*Listed entries*.

** start **

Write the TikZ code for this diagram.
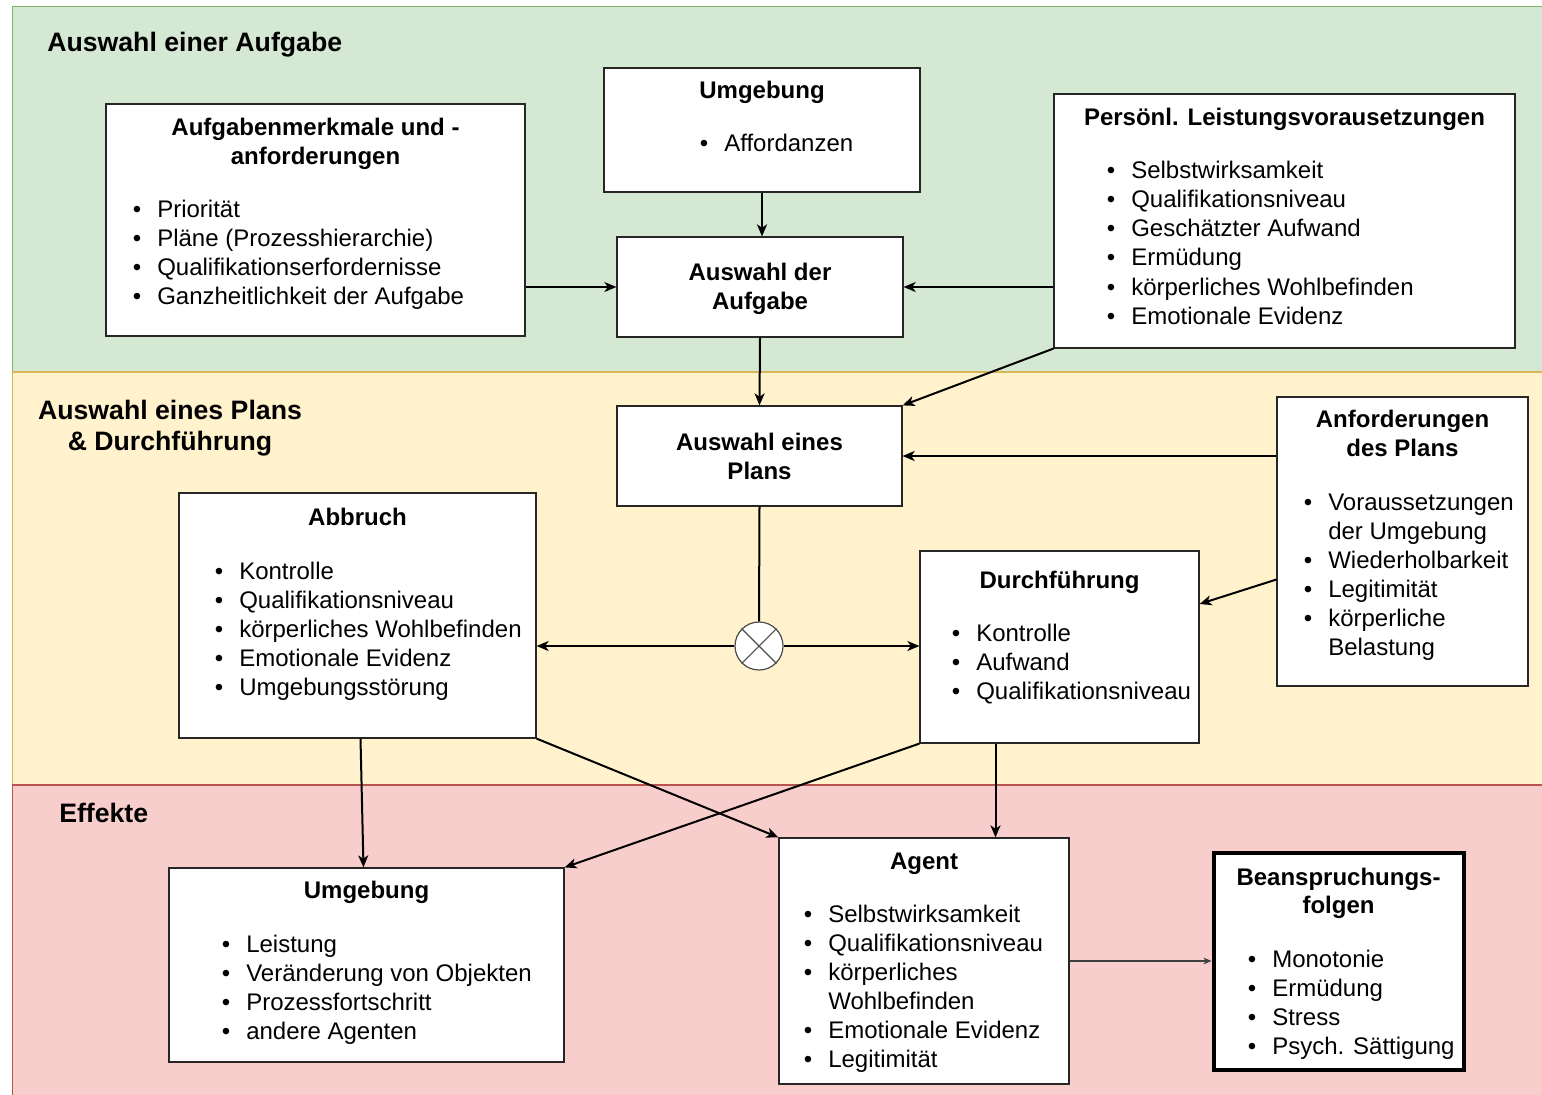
\documentclass[tikz,border=0pt]{standalone}
\usepackage{fontspec}
\setmainfont{Liberation Sans}
\usetikzlibrary{arrows.meta,fit}

\definecolor{greenfill}{HTML}{D5E8D4}
\definecolor{greenline}{HTML}{82B366}
\definecolor{yellowfill}{HTML}{FFF2CC}
\definecolor{yellowline}{HTML}{D6B656}
\definecolor{redfill}{HTML}{F8CECC}
\definecolor{redline}{HTML}{B85450}

\newcounter{tl}
% bullet line: bullet x, mid-line y, text
\newcommand\bulletline[3]{%
  \stepcounter{tl}%
  \node[bodytxt,anchor=base] (bu\arabic{tl}) at (#1,#2+8.5) {\textbullet};
  \node[bodytxt,anchor=base west] (bt\arabic{tl}) at (#1+20,#2+8.5) {#3};}
% continuation line without bullet
\newcommand\contline[3]{%
  \stepcounter{tl}%
  \node[bodytxt,anchor=base west] (bt\arabic{tl}) at (#1+20,#2+8.5) {#3};}
% bold centred title line
\newcommand\titleline[3]{%
  \stepcounter{tl}%
  \node[titletxt,anchor=base] (tt\arabic{tl}) at (#1,#2+8.5) {#3};}

\begin{document}
\begin{tikzpicture}[x=0.75pt,y=-0.75pt,
  font=\fontsize{18}{21.6}\selectfont,
  bodytxt/.style={inner sep=0pt,text=black},
  titletxt/.style={inner sep=0pt,text=black,font=\fontsize{18}{21.6}\selectfont\bfseries},
  bandtxt/.style={inner sep=0pt,text=black,font=\fontsize{20}{24}\selectfont\bfseries},
  box/.style={draw=black!85,line width=0.9pt,fill=white,inner sep=0pt},
  thickbox/.style={draw=black,line width=3pt,fill=white,inner sep=0pt},
  arr/.style={-{Stealth[length=9pt,width=7.5pt,inset=2.5pt]},line width=1.5pt,black},
  thinarr/.style={-{Stealth[length=6pt,width=5pt,inset=1.6pt]},line width=0.8pt,black!75},
  xorstyle/.style={circle,draw=black!70,fill=white,line width=0.9pt,minimum size=36pt,inner sep=0pt}]

\useasboundingbox (0,0) rectangle (1542,1095);
\fill[white] (0,0) rectangle (1542,1095);

% three horizontal bands
\draw[fill=greenfill,draw=greenline,line width=0.8pt] (12.5,6.5) rectangle (1560,372);
\draw[fill=yellowfill,draw=yellowline,line width=0.8pt] (12.5,372) rectangle (1560,785);
\draw[fill=redfill,draw=redline,line width=0.8pt] (12.5,785) rectangle (1560,1110);

\node[bandtxt,anchor=base west] (band1) at (47,52) {Auswahl einer Aufgabe};
\node[bandtxt,anchor=base] (band2a) at (170,419) {Auswahl eines Plans};
\node[bandtxt,anchor=base] (band2b) at (170,450) {\& Durchführung};
\node[bandtxt,anchor=base west] (band3) at (59,822) {Effekte};

% boxes
\node[box,fit={(106,104) (525,336)}] (aufg) {};
\node[box,fit={(604,68) (920,192)}] (umg1) {};
\node[box,fit={(1054,94) (1515,348)}] (pers) {};
\node[box,fit={(617,237) (903,337)}] (wahl) {};
\node[box,fit={(617,406) (902,506)}] (plan) {};
\node[box,fit={(1277,397) (1528,686)}] (anf) {};
\node[box,fit={(179,493) (536,738)}] (abbr) {};
\node[box,fit={(920,551) (1199,743)}] (durch) {};
\node[box,fit={(169,868) (564,1062)}] (umg2) {};
\node[box,fit={(779,838) (1069,1084)}] (agent) {};
\node[thickbox,fit={(1213.5,852.5) (1463.5,1069.5)}] (beans) {};
\node[xorstyle] (xor) at (759,646) {};
\draw[black!70,line width=0.8pt] (xor.north west) -- (xor.south east)
  (xor.north east) -- (xor.south west);

% box texts
\titleline{315.5}{127}{Aufgabenmerkmale und -}
\titleline{315.5}{156}{anforderungen}
\bulletline{137}{209}{Priorität}
\bulletline{137}{238}{Pläne (Prozesshierarchie)}
\bulletline{137}{267}{Qualifikationserfordernisse}
\bulletline{137}{296}{Ganzheitlichkeit der Aufgabe}

\titleline{762}{90}{Umgebung}
\bulletline{704}{143}{Affordanzen}

\titleline{1284.5}{117}{Persönl. Leistungsvorausetzungen}
\bulletline{1111}{170}{Selbstwirksamkeit}
\bulletline{1111}{199}{Qualifikationsniveau}
\bulletline{1111}{228}{Geschätzter Aufwand}
\bulletline{1111}{257}{Ermüdung}
\bulletline{1111}{287}{körperliches Wohlbefinden}
\bulletline{1111}{316}{Emotionale Evidenz}

\titleline{760}{272}{Auswahl der}
\titleline{760}{301}{Aufgabe}

\titleline{759.5}{442}{Auswahl eines}
\titleline{759.5}{471}{Plans}

\titleline{1402.5}{419}{Anforderungen}
\titleline{1402.5}{448}{des Plans}
\bulletline{1308}{502}{Voraussetzungen}
\contline{1308}{531}{der Umgebung}
\bulletline{1308}{560}{Wiederholbarkeit}
\bulletline{1308}{589}{Legitimität}
\bulletline{1308}{618}{körperliche}
\contline{1308}{647}{Belastung}

\titleline{357.5}{517}{Abbruch}
\bulletline{219}{571}{Kontrolle}
\bulletline{219}{600}{Qualifikationsniveau}
\bulletline{219}{629}{körperliches Wohlbefinden}
\bulletline{219}{658}{Emotionale Evidenz}
\bulletline{219}{687}{Umgebungsstörung}

\titleline{1059.5}{580}{Durchführung}
\bulletline{956}{633}{Kontrolle}
\bulletline{956}{662}{Aufwand}
\bulletline{956}{691}{Qualifikationsniveau}

\titleline{366.5}{890}{Umgebung}
\bulletline{226}{944}{Leistung}
\bulletline{226}{973}{Veränderung von Objekten}
\bulletline{226}{1002}{Prozessfortschritt}
\bulletline{226}{1031}{andere Agenten}

\titleline{924}{861}{Agent}
\bulletline{808}{914}{Selbstwirksamkeit}
\bulletline{808}{943}{Qualifikationsniveau}
\bulletline{808}{972}{körperliches}
\contline{808}{1001}{Wohlbefinden}
\bulletline{808}{1030}{Emotionale Evidenz}
\bulletline{808}{1059}{Legitimität}

\titleline{1338.5}{877}{Beanspruchungs-}
\titleline{1338.5}{905}{folgen}
\bulletline{1252}{959}{Monotonie}
\bulletline{1252}{988}{Ermüdung}
\bulletline{1252}{1017}{Stress}
\bulletline{1252}{1046}{Psych. Sättigung}

% connector end points off the node centres
\path (anf.west) ++(0,38) coordinate (anfout);
\path (durch.east) ++(0,-43) coordinate (durchin);
\path (durch.south) ++(-64,0) coordinate (durchout);
\path (abbr.south) ++(3,0) coordinate (abbrout);
\path (umg2.north) ++(-3,0) coordinate (umg2in);

% connectors
\draw[arr] (umg1.south) -- (umg1.south |- wahl.north);
\draw[arr] (aufg.east |- wahl.west) -- (wahl.west);
\draw[arr] (pers.west |- wahl.east) -- (wahl.east);
\draw[arr] (wahl.south) -- (plan.north);
\draw[arr] (pers.south west) -- (plan.north east);
\draw[arr] (anf.west |- plan.east) -- (plan.east);
\draw[arr] (anfout) -- (durchin);
\draw[line width=1.5pt] (plan.south) -- (xor.north);
\draw[arr] (xor.west) -- (abbr.east |- xor.west);
\draw[arr] (xor.east) -- (durch.west |- xor.east);
\draw[arr] (abbrout) -- (umg2in);
\draw[arr] (abbr.south east) -- (agent.north west);
\draw[arr] (durch.south west) -- (umg2.north east);
\draw[arr] (durchout) -- (durchout |- agent.north);
\draw[thinarr] (agent.east) -- (beans.west);

\end{tikzpicture}
\end{document}
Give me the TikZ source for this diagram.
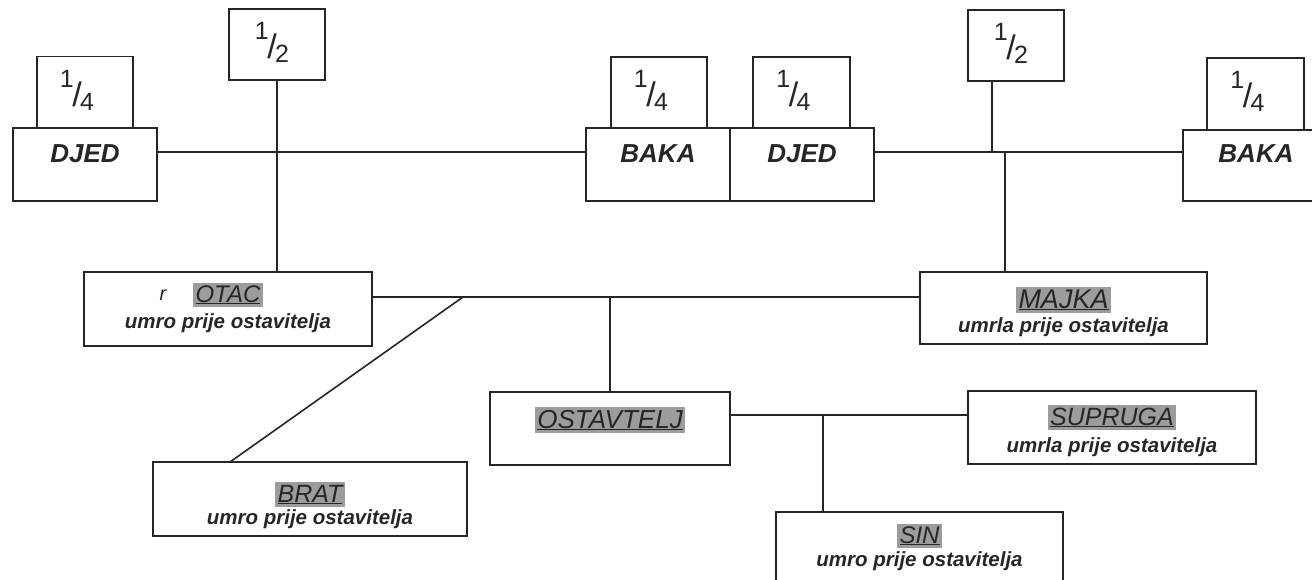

** end **

*Your objective*.
Transcribe the opening line of the listing above, please, and every line after it through the line with "(12.5,785) rectangle (1560,1110);", word for word, without pictures.

*Answer to this task*.
Write the TikZ code for this diagram.
\documentclass[tikz,border=0pt]{standalone}
\usepackage{fontspec}
\setmainfont{Liberation Sans}
\usetikzlibrary{arrows.meta,fit}

\definecolor{greenfill}{HTML}{D5E8D4}
\definecolor{greenline}{HTML}{82B366}
\definecolor{yellowfill}{HTML}{FFF2CC}
\definecolor{yellowline}{HTML}{D6B656}
\definecolor{redfill}{HTML}{F8CECC}
\definecolor{redline}{HTML}{B85450}

\newcounter{tl}
% bullet line: bullet x, mid-line y, text
\newcommand\bulletline[3]{%
  \stepcounter{tl}%
  \node[bodytxt,anchor=base] (bu\arabic{tl}) at (#1,#2+8.5) {\textbullet};
  \node[bodytxt,anchor=base west] (bt\arabic{tl}) at (#1+20,#2+8.5) {#3};}
% continuation line without bullet
\newcommand\contline[3]{%
  \stepcounter{tl}%
  \node[bodytxt,anchor=base west] (bt\arabic{tl}) at (#1+20,#2+8.5) {#3};}
% bold centred title line
\newcommand\titleline[3]{%
  \stepcounter{tl}%
  \node[titletxt,anchor=base] (tt\arabic{tl}) at (#1,#2+8.5) {#3};}

\begin{document}
\begin{tikzpicture}[x=0.75pt,y=-0.75pt,
  font=\fontsize{18}{21.6}\selectfont,
  bodytxt/.style={inner sep=0pt,text=black},
  titletxt/.style={inner sep=0pt,text=black,font=\fontsize{18}{21.6}\selectfont\bfseries},
  bandtxt/.style={inner sep=0pt,text=black,font=\fontsize{20}{24}\selectfont\bfseries},
  box/.style={draw=black!85,line width=0.9pt,fill=white,inner sep=0pt},
  thickbox/.style={draw=black,line width=3pt,fill=white,inner sep=0pt},
  arr/.style={-{Stealth[length=9pt,width=7.5pt,inset=2.5pt]},line width=1.5pt,black},
  thinarr/.style={-{Stealth[length=6pt,width=5pt,inset=1.6pt]},line width=0.8pt,black!75},
  xorstyle/.style={circle,draw=black!70,fill=white,line width=0.9pt,minimum size=36pt,inner sep=0pt}]

\useasboundingbox (0,0) rectangle (1542,1095);
\fill[white] (0,0) rectangle (1542,1095);

% three horizontal bands
\draw[fill=greenfill,draw=greenline,line width=0.8pt] (12.5,6.5) rectangle (1560,372);
\draw[fill=yellowfill,draw=yellowline,line width=0.8pt] (12.5,372) rectangle (1560,785);
\draw[fill=redfill,draw=redline,line width=0.8pt] (12.5,785) rectangle (1560,1110);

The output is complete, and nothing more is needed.